# Night tiime calling sucess finally!



## bmbyslyr85 (Jan 28, 2015)

Monday night I made my first trip of the year, made 6 sets which resulted in two dogs feeling the wrath of the 3.5 in #4 buckshot, called in a pair and two singles total that night! Anyone else having any luck?


----------



## DLarrick (May 31, 2011)

congrats man, thats a nice night. Havent been out yet but planning on it soon.
what call was working for you?


----------



## bmbyslyr85 (Jan 28, 2015)

a primos turbo dog with rabbit distress and was a great night that's for sure, going back at it tonight! The male weighed in at 40lbs biggest iv ever killed for sure


----------



## FlashGordon (Mar 19, 2014)

Nice job. We're you using distress calls or challenge calls?

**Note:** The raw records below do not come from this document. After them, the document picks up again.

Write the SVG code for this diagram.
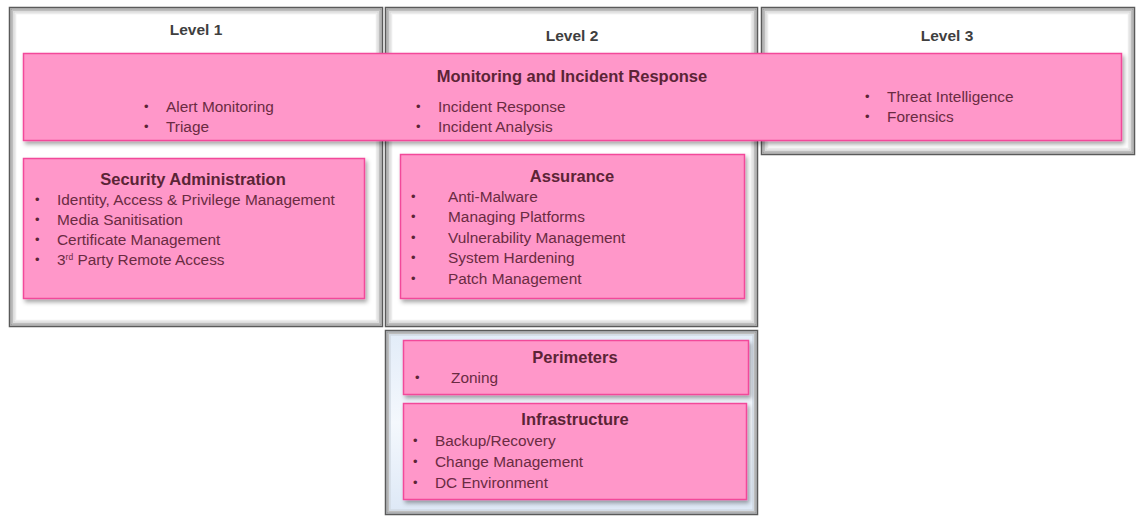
<svg xmlns="http://www.w3.org/2000/svg" width="1138" height="516" viewBox="0 0 1138 516">
<defs>
<style>
.b1{fill:#ffffff;stroke:#5a5a5a;stroke-width:1.5}
.b2{fill:none;stroke:#9a9a9a;stroke-width:1.5}
.b3{fill:none;stroke:#bdbdbd;stroke-width:1.5}
.b4{fill:none;stroke:#d8d8d8;stroke-width:1.5}
.b5{fill:none;stroke:#ececec;stroke-width:1.5}
.pk{fill:#ff97c9;stroke:#f2489a;stroke-width:1.5;filter:url(#sh)}
.lv{font-family:"Liberation Sans",Arial,sans-serif;font-weight:bold;font-size:15.5px;fill:#3f3f3f;text-anchor:middle}
.tt{font-family:"Liberation Sans",Arial,sans-serif;font-weight:bold;font-size:16.5px;fill:#5b2436;text-anchor:middle}
.it{font-family:"Liberation Sans",Arial,sans-serif;font-size:15.4px;fill:#6a2b42}
.bl{font-family:"Liberation Sans",Arial,sans-serif;font-size:13px;fill:#5b2436}
</style>
<filter id="sh" x="-5%" y="-10%" width="112%" height="130%">
<feDropShadow dx="2" dy="3" stdDeviation="2" flood-color="#000" flood-opacity="0.35"/>
</filter>
<linearGradient id="blue" x1="0" y1="0" x2="0" y2="1">
<stop offset="0" stop-color="#e2ecf8"/>
<stop offset="0.5" stop-color="#f4f8fd"/>
<stop offset="1" stop-color="#dde8f6"/>
</linearGradient>
</defs>

<g id="level1">
<rect class="b1" x="9.5" y="7.5" width="373" height="319"/>
<rect class="b2" x="11" y="9" width="370" height="316"/>
<rect class="b3" x="12.5" y="10.5" width="367" height="313"/>
<rect class="b4" x="14" y="12" width="364" height="310"/>
<rect class="b5" x="15.5" y="13.5" width="361" height="307"/>
<text class="lv" x="196" y="35">Level 1</text>
</g>

<g id="level2">
<rect class="b1" x="385.5" y="7.5" width="372" height="319"/>
<rect class="b2" x="387" y="9" width="369" height="316"/>
<rect class="b3" x="388.5" y="10.5" width="366" height="313"/>
<rect class="b4" x="390" y="12" width="363" height="310"/>
<rect class="b5" x="391.5" y="13.5" width="360" height="307"/>
<text class="lv" x="572" y="41">Level 2</text>
</g>

<g id="level3">
<rect class="b1" x="761.5" y="7.5" width="373" height="147"/>
<rect class="b2" x="763" y="9" width="370" height="144"/>
<rect class="b3" x="764.5" y="10.5" width="367" height="141"/>
<rect class="b4" x="766" y="12" width="364" height="138"/>
<rect class="b5" x="767.5" y="13.5" width="361" height="135"/>
<text class="lv" x="947" y="41">Level 3</text>
</g>

<g id="level2-lower">
<rect x="385.5" y="330.5" width="372" height="184" fill="url(#blue)" stroke="#5a5a5a" stroke-width="1.5"/>
<rect class="b2" x="387" y="332" width="369" height="181"/>
<rect class="b3" x="388.5" y="333.5" width="366" height="178"/>
<rect x="390" y="335" width="363" height="175" fill="none" stroke="#d2dae4" stroke-width="1.5"/>
</g>

<g id="monitoring">
<rect class="pk" x="23.5" y="53.5" width="1098" height="87"/>
<text class="tt" x="572" y="82">Monitoring and Incident Response</text>
<text class="bl" x="144" y="111">•</text>
<text class="it" x="166" y="112">Alert Monitoring</text>
<text class="bl" x="144" y="131">•</text>
<text class="it" x="166" y="132">Triage</text>
<text class="bl" x="416" y="111">•</text>
<text class="it" x="438" y="112">Incident Response</text>
<text class="bl" x="416" y="131">•</text>
<text class="it" x="438" y="132">Incident Analysis</text>
<text class="bl" x="865" y="101">•</text>
<text class="it" x="887" y="102">Threat Intelligence</text>
<text class="bl" x="865" y="121">•</text>
<text class="it" x="887" y="122">Forensics</text>
</g>

<g id="security-administration">
<rect class="pk" x="23.5" y="158.5" width="341" height="140"/>
<text class="tt" x="193" y="185">Security Administration</text>
<text class="bl" x="35" y="204">•</text>
<text class="it" x="57" y="205">Identity, Access &amp; Privilege Management</text>
<text class="bl" x="35" y="224">•</text>
<text class="it" x="57" y="225">Media Sanitisation</text>
<text class="bl" x="35" y="244">•</text>
<text class="it" x="57" y="245">Certificate Management</text>
<text class="bl" x="35" y="264">•</text>
<text class="it" x="57" y="265">3<tspan font-size="8.5" dy="-5">rd</tspan><tspan dy="5"> Party Remote Access</tspan></text>
</g>

<g id="assurance">
<rect class="pk" x="400.5" y="154.5" width="344" height="144"/>
<text class="tt" x="572" y="182">Assurance</text>
<text class="bl" x="411" y="201">•</text>
<text class="it" x="448" y="202">Anti-Malware</text>
<text class="bl" x="411" y="221">•</text>
<text class="it" x="448" y="222">Managing Platforms</text>
<text class="bl" x="411" y="242">•</text>
<text class="it" x="448" y="243">Vulnerability Management</text>
<text class="bl" x="411" y="262">•</text>
<text class="it" x="448" y="263">System Hardening</text>
<text class="bl" x="411" y="283">•</text>
<text class="it" x="448" y="284">Patch Management</text>
</g>

<g id="perimeters">
<rect class="pk" x="403.5" y="340.5" width="345" height="54"/>
<text class="tt" x="575" y="363">Perimeters</text>
<text class="bl" x="415" y="382">•</text>
<text class="it" x="451" y="383">Zoning</text>
</g>

<g id="infrastructure">
<rect class="pk" x="403.5" y="403.5" width="343" height="96"/>
<text class="tt" x="575" y="425">Infrastructure</text>
<text class="bl" x="413" y="445">•</text>
<text class="it" x="435" y="446">Backup/Recovery</text>
<text class="bl" x="413" y="466">•</text>
<text class="it" x="435" y="467">Change Management</text>
<text class="bl" x="413" y="487">•</text>
<text class="it" x="435" y="488">DC Environment</text>
</g>

<g id="connectors"></g>
</svg>
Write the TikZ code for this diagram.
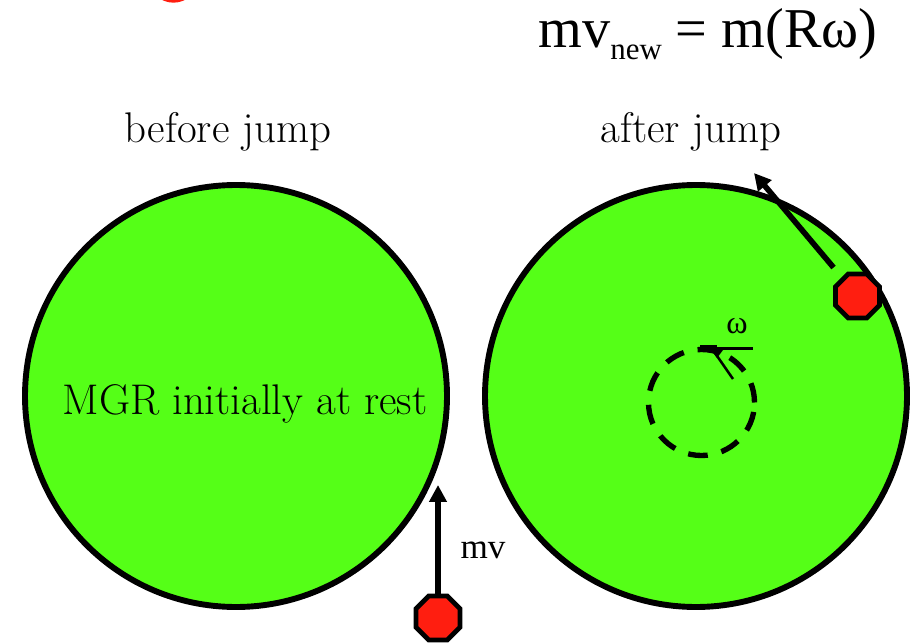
\documentclass[tikz,border=0pt]{standalone}
\usepackage{fontspec}
\usepackage{xcolor}
\usepackage{tikz}
\usetikzlibrary{calc, shapes.geometric, arrows.meta, positioning}
\newfontfamily\timesfont{Liberation Serif}
\definecolor{diskgreen}{RGB}{85,255,23}
\definecolor{jumperred}{RGB}{255,30,16}

\begin{document}
\begin{tikzpicture}[
    x=0.025cm, y=-0.025cm,
    >=stealth,
    disk_node/.style={circle, draw=black, fill=diskgreen, line width=4.2pt, minimum size=422*0.025cm, inner sep=0pt},
    jumper_node/.style={regular polygon, regular polygon sides=8, draw=black, fill=jumperred, line width=3.4pt, minimum size=34pt, inner sep=0pt},
    spin_node/.style={circle, draw=black, line width=3.8pt, dash pattern=on 14pt off 10pt, minimum size=106*0.025cm, inner sep=0pt},
    mom_arrow/.style={draw=black, line width=4pt, -{Triangle[width=12pt, length=12pt]}},
    title_text/.style={anchor=base, font=\fontsize{30.5}{32}\selectfont, inner sep=0pt},
    sym_text/.style={anchor=base, inner sep=0pt}
]
    \useasboundingbox (0,0) rectangle (921,643);

    % =========================================================================
    % TOP: EQUATION
    % =========================================================================
    \fill [jumperred] (173.5,-22.3) circle (25);
    \node [sym_text, font=\timesfont\fontsize{40}{42}\selectfont] (eqn) at (708,48) {mv\raisebox{-8.5pt}{\fontsize{22}{22}\selectfont new} = m(Rω)};

    % =========================================================================
    % LEFT: BEFORE JUMP
    % =========================================================================
    \node [title_text] (before) at (228,143) {before jump};
    \node [disk_node] (diskA) at (236,396) {};
    \node [title_text] (rest) at (245,414) {MGR initially at rest};

    \node [jumper_node] (jumperA) at (438,618) {};
    \coordinate (tipA) at (438,485);
    \draw [mom_arrow] (jumperA.north) -- (tipA);
    \node [sym_text, font=\timesfont\fontsize{25}{27}\selectfont] (mv) at (483,558) {mv};

    % =========================================================================
    % RIGHT: AFTER JUMP
    % =========================================================================
    \node [title_text] (after) at (691,143) {after jump};
    \node [disk_node] (diskB) at (696,396) {};

    \node [spin_node] (spin) at (701.5,402.5) {};
    \node [sym_text, font=\timesfont\fontsize{23}{24}\selectfont] (omega) at (737,333) {ω};
    % rotation arrow mark
    \fill (700,345) rectangle (717,352);
    \draw [line width=2.2pt] (717,348.5) -- (753,348.5);
    \fill (711,350) -- (723,350) -- (717,358) -- cycle;
    \draw [line width=1.8pt] (715,353) -- (733,379);

    \node [jumper_node] (jumperB) at (857.5,296) {};
    \coordinate (tipB) at (754,173);
    \draw [mom_arrow, shorten <=9pt] (jumperB) -- (tipB);
\end{tikzpicture}
\end{document}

I did a couple sets last week without luck. The snow we got Sunday should pick things up. Hoping it lasts through this weekend.

EDIT: You answered my question just as I was posting it.


----------



## bmbyslyr85 (Jan 28, 2015)

distress calls need to load the cat in distress call to my caller have a feeling that would be the ticket! Only one good thing about coyotes is they eat cats..


----------



## DLarrick (May 31, 2011)

i have thought about using a cat distress as well. One of the properties we hunt has a lot of cats that roam around and some have to get picked off by the coyotes. Let us know how you do if you get back out tonight.


----------



## supercanoe (Jun 12, 2006)

I shot one at 4:30 this morning from my kitchen window. The snow and cold is making them vulnerable. I am getting multiple trail pictures almost every night. I have a motion detector set up on a brush line that they travel behind my house. Whenever something goes by it the receiver buzzes on my night stand. I have to move fast to get my rifle and open the window for a shot.


----------



## bmbyslyr85 (Jan 28, 2015)

yep decided to bow hunt tonight and shoot a trophy doe tag #7 filled and no tag soup for this guy!


----------